-- begin Input data --
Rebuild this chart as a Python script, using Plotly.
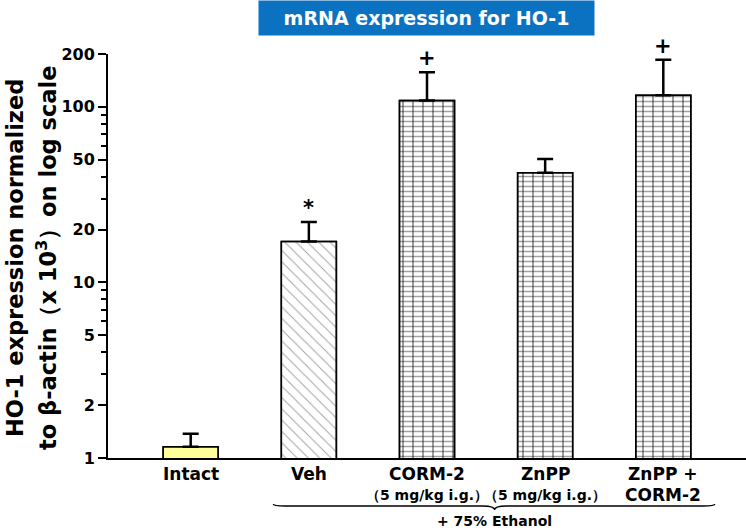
import math
import plotly.graph_objects as go

# ---- data ----
categories = ["Intact", "Veh", "CORM-2", "ZnPP", "ZnPP + CORM-2"]
label_line1 = ["Intact", "Veh", "CORM-2", "ZnPP", "ZnPP +"]
label_line2 = ["", "", "（5 mg/kg i.g.）", "（5 mg/kg i.g.）", "CORM-2"]
means = [1.16, 17.1, 108.6, 42.2, 116.6]
err_plus = [0.215, 5.0, 49.0, 8.3, 69.0]
marks = ["", "*", "+", "", "+"]
y_ticks = [1, 2, 5, 10, 20, 50, 100, 200]
y_minor = [3, 4, 6, 7, 8, 9, 30, 40, 60, 70, 80, 90]
title_text = "mRNA expression for HO-1"
group_text = "+ 75% Ethanol"
ytitle_lines = ["HO-1 expression normalized",
                "to β-actin（x 10<sup>3</sup>）on log scale"]

x_pos = list(range(len(categories)))

fill_colors = ["#FFFF99", "white", "white", "white", "white"]
shape1 = ["", "\\", "-", "-", "-"]
fg1 = ["black", "#8a8a8a", "black", "black", "black"]
size1 = [8, 8, 5, 5, 5]
sol1 = [0.2, 0.12, 0.3, 0.3, 0.3]
shape2 = ["", "", "|", "|", "|"]

GEO = "'DejaVu Sans', sans-serif"

W, H = 746, 531
ML, MR, MT, MB = 108, 0, 54, 73
PW, PH = W - ML - MR, H - MT - MB


def px_to_paper_x(px):
    return (px - ML) / PW


def px_to_paper_y(py):
    return (H - MB - py) / PH


fig = go.Figure()
fig.add_trace(go.Bar(
    x=x_pos, y=means, width=0.466,
    marker=dict(color=fill_colors, line=dict(color="black", width=1.5),
                pattern=dict(shape=shape1, fgcolor=fg1, bgcolor=fill_colors,
                             size=size1, solidity=sol1)),
    error_y=dict(type="data", symmetric=False, array=err_plus,
                 arrayminus=[0] * len(means), color="black",
                 thickness=2.5, width=8),
    showlegend=False, hoverinfo="skip",
))
fig.add_trace(go.Bar(
    x=x_pos, y=means, width=0.466,
    marker=dict(color="rgba(0,0,0,0)", line=dict(color="black", width=1.5),
                pattern=dict(shape=shape2, fgcolor="black", size=10,
                             solidity=0.15)),
    showlegend=False, hoverinfo="skip",
))

# significance marks
for xp, m, e, mk in zip(x_pos, means, err_plus, marks):
    if mk:
        fig.add_annotation(x=xp, y=math.log10(m + e), text=mk,
                           showarrow=False, yanchor="bottom", yshift=0,
                           font=dict(family=GEO, size=21, color="black",
                                     weight="bold"))

# category labels
for xp, l1, l2 in zip(x_pos, label_line1, label_line2):
    fig.add_annotation(x=xp, y=0, yref="paper", text=l1, showarrow=False,
                       yanchor="top", yshift=-4,
                       font=dict(family=GEO, size=17, color="black", weight="bold"))
    if l2:
        big = not l2.startswith("（")
        fig.add_annotation(x=xp, y=0, yref="paper", text=l2, showarrow=False,
                           yanchor="top", yshift=-25 if big else -27,
                           font=dict(family=GEO, size=17 if big else 14,
                                     color="black", weight="bold"))

# brace under treated groups
x0, x1, xc = x_pos[1] - 0.301, x_pos[4] + 0.436, 2.572
yend, ymid, ytip = px_to_paper_y(504), px_to_paper_y(506), px_to_paper_y(510)
brace = (f"M {x0} {yend} Q {x0} {ymid} {x0+0.1} {ymid} L {xc-0.1} {ymid} "
         f"Q {xc} {ymid} {xc} {ytip} Q {xc} {ymid} {xc+0.1} {ymid} "
         f"L {x1-0.1} {ymid} Q {x1} {ymid} {x1} {yend}")
fig.add_shape(type="path", path=brace, xref="x", yref="paper",
              line=dict(color="black", width=1.3))
fig.add_annotation(x=xc, y=px_to_paper_y(510.5), yref="paper", text=group_text,
                   showarrow=False, yanchor="top",
                   font=dict(family=GEO, size=14, color="black", weight="bold"))

# title box
fig.add_annotation(x=px_to_paper_x((259 + 594) / 2), y=px_to_paper_y(0),
                   xref="paper", yref="paper",
                   text=title_text, showarrow=False, yanchor="top",
                   bgcolor="#0B72C2", width=331, height=30, borderpad=2,
                   font=dict(family=GEO, size=19, color="white", weight="bold"))

# y-axis title (two rotated lines)
for cx, txt in zip([15, 46], ytitle_lines):
    fig.add_annotation(x=px_to_paper_x(cx), y=px_to_paper_y(258), xref="paper",
                       yref="paper", text=txt, showarrow=False, textangle=-90,
                       xanchor="center", yanchor="middle",
                       font=dict(family=GEO, size=22.5, color="black", weight="bold"))

fig.update_layout(
    width=W, height=H,
    margin=dict(l=ML, r=MR, t=MT, b=MB, autoexpand=False),
    paper_bgcolor="white", plot_bgcolor="white",
    barmode="overlay", hovermode=False,
    xaxis=dict(range=[-0.7, 4.7], showticklabels=False, ticks="", showgrid=False,
               zeroline=False, showline=True, linecolor="black", linewidth=2),
    yaxis=dict(type="log", range=[0, math.log10(200)], tickmode="array",
               tickvals=y_ticks, ticktext=[str(t) for t in y_ticks],
               ticks="outside", ticklen=8, tickwidth=1.5, tickcolor="black",
               showgrid=False, zeroline=False, showline=True, linecolor="black",
               linewidth=2,
               tickfont=dict(family=GEO, size=16, color="black", weight="bold"),
               minor=dict(tickmode="array", tickvals=y_minor, ticks="outside",
                          ticklen=5, tickwidth=1.5, tickcolor="black",
                          showgrid=False)),
)

fig.write_html("out.html", config={"displayModeBar": False},
               post_script="document.body.style.margin='0px';"
                           "document.body.style.overflow='hidden';")
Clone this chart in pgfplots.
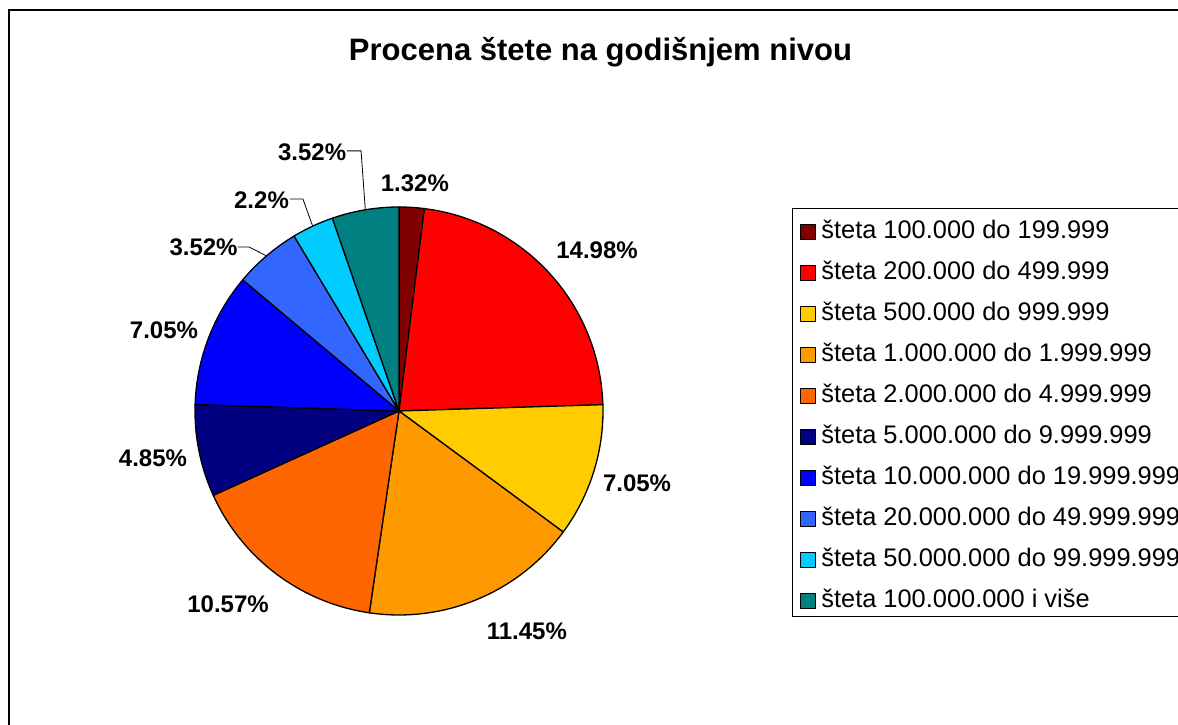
\documentclass[border=0pt]{standalone}
\usepackage{pgfplots}
\pgfplotsset{compat=1.18}
\usepackage{pgfplotstable}
\usepackage{fontspec}
\setmainfont{Liberation Sans}

\definecolor{c1}{HTML}{800000}
\definecolor{c2}{HTML}{FF0000}
\definecolor{c3}{HTML}{FFCC00}
\definecolor{c4}{HTML}{FF9900}
\definecolor{c5}{HTML}{FF6600}
\definecolor{c6}{HTML}{000080}
\definecolor{c7}{HTML}{0000FF}
\definecolor{c8}{HTML}{3366FF}
\definecolor{c9}{HTML}{00CCFF}
\definecolor{c10}{HTML}{008080}

\pgfplotstableread{
value col
1.32 c1
14.98 c2
7.05 c3
11.45 c4
10.57 c5
4.85 c6
7.05 c7
3.52 c8
2.2 c9
3.52 c10
}\piedata

\begin{document}
\begin{tikzpicture}
\useasboundingbox[fill=white] (0,0) rectangle (1178pt,725pt);
\begin{scope}[overlay]
\begin{axis}[
  at={(0,0)}, anchor=south west,
  scale only axis, width=1178pt, height=725pt,
  xmin=-1.95588, xmax=3.81863, ymin=-1.53922, ymax=2.01471,
  hide axis, clip=false,
  legend entries={šteta 100.000 do 199.999,šteta 200.000 do 499.999,šteta 500.000 do 999.999,šteta 1.000.000 do 1.999.999,šteta 2.000.000 do 4.999.999,šteta 5.000.000 do 9.999.999,šteta 10.000.000 do 19.999.999,šteta 20.000.000 do 49.999.999,šteta 50.000.000 do 99.999.999,šteta 100.000.000 i više},
  legend image code/.code={\draw[#1, line width=1pt] (0pt,-11.5pt) rectangle (15pt,3.5pt);},
  legend style={at={(axis cs:1.926,0.995)}, anchor=north west, draw=black, line width=1pt,
    font=\fontsize{25.4}{30}\selectfont, inner xsep=8pt, inner ysep=6pt,
    row sep=14pt, cells={anchor=west},
    nodes={inner xsep=5pt, inner ysep=2pt, text height=22pt, text depth=1pt}},
]
\pgfmathsetmacro\pietotal{0}
\pgfplotsforeachungrouped \i in {0,...,9}{%
  \pgfplotstablegetelem{\i}{value}\of\piedata
  \pgfmathsetmacro\pietotal{\pietotal+\pgfplotsretval}%
}
\pgfmathsetmacro\piecum{0}
\pgfplotsforeachungrouped \i in {0,...,9}{%
  \pgfplotstablegetelem{\i}{value}\of\piedata
  \let\sliceval\pgfplotsretval
  \pgfplotstablegetelem{\i}{col}\of\piedata
  \let\slicecol\pgfplotsretval
  \pgfmathsetmacro\fracA{(\piecum+\sliceval)/\pietotal}%
  \pgfmathsetmacro\fracB{\piecum/\pietotal}%
  \pgfmathsetmacro\angA{90-360*\fracA}%
  \pgfmathsetmacro\angB{90-360*\fracB}%
  \pgfmathsetmacro\piecum{\piecum+\sliceval}%
  \edef\doslice{\noexpand\addplot[fill=\slicecol, draw=black, line width=1.3pt, line join=round, domain=\angA:\angB, samples=60, variable=\noexpand\t]
    ({cos(\noexpand\t)},{sin(\noexpand\t)}) -- (axis cs:0,0) -- cycle;}%
  \doslice
}
\begin{scope}[every node/.style={font=\bfseries\fontsize{24}{28}\selectfont}]
\node at (axis cs:0.078,1.118) {1.32\%};
\node at (axis cs:0.971,0.789) {14.98\%};
\node at (axis cs:1.167,-0.353) {7.05\%};
\node at (axis cs:0.627,-1.078) {11.45\%};
\node at (axis cs:-0.838,-0.946) {10.57\%};
\node at (axis cs:-1.206,-0.230) {4.85\%};
\node at (axis cs:-1.152,0.397) {7.05\%};
\node at (axis cs:-0.958,0.804) {3.52\%};
\node at (axis cs:-0.674,1.034) {2.2\%};
\node at (axis cs:-0.426,1.270) {3.52\%};
\end{scope}
\draw[line width=0.8pt] (axis cs:-0.255,1.275) -- (axis cs:-0.186,1.275) -- (axis cs:-0.165,0.986);
\draw[line width=0.8pt] (axis cs:-0.534,1.039) -- (axis cs:-0.471,1.039) -- (axis cs:-0.423,0.906);
\draw[line width=0.8pt] (axis cs:-0.789,0.804) -- (axis cs:-0.735,0.804) -- (axis cs:-0.649,0.760);
\end{axis}
\draw[line width=1.2pt] (9pt,-50pt) -- (9pt,715pt) -- (1250pt,715pt);
\node[font=\bfseries\fontsize{31}{36}\selectfont] at (600.5pt,673pt) {Procena štete na godišnjem nivou};
\end{scope}
\end{tikzpicture}
\end{document}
-- end Input data --
Exercise instructions: Only lines belong in the copy: transcribe those from the start of the data through the line that contains "import plotly.graph_objects as go", and skip the pictures.

Expected answer:
Rebuild this chart as a Python script, using Plotly.
import math
import plotly.graph_objects as go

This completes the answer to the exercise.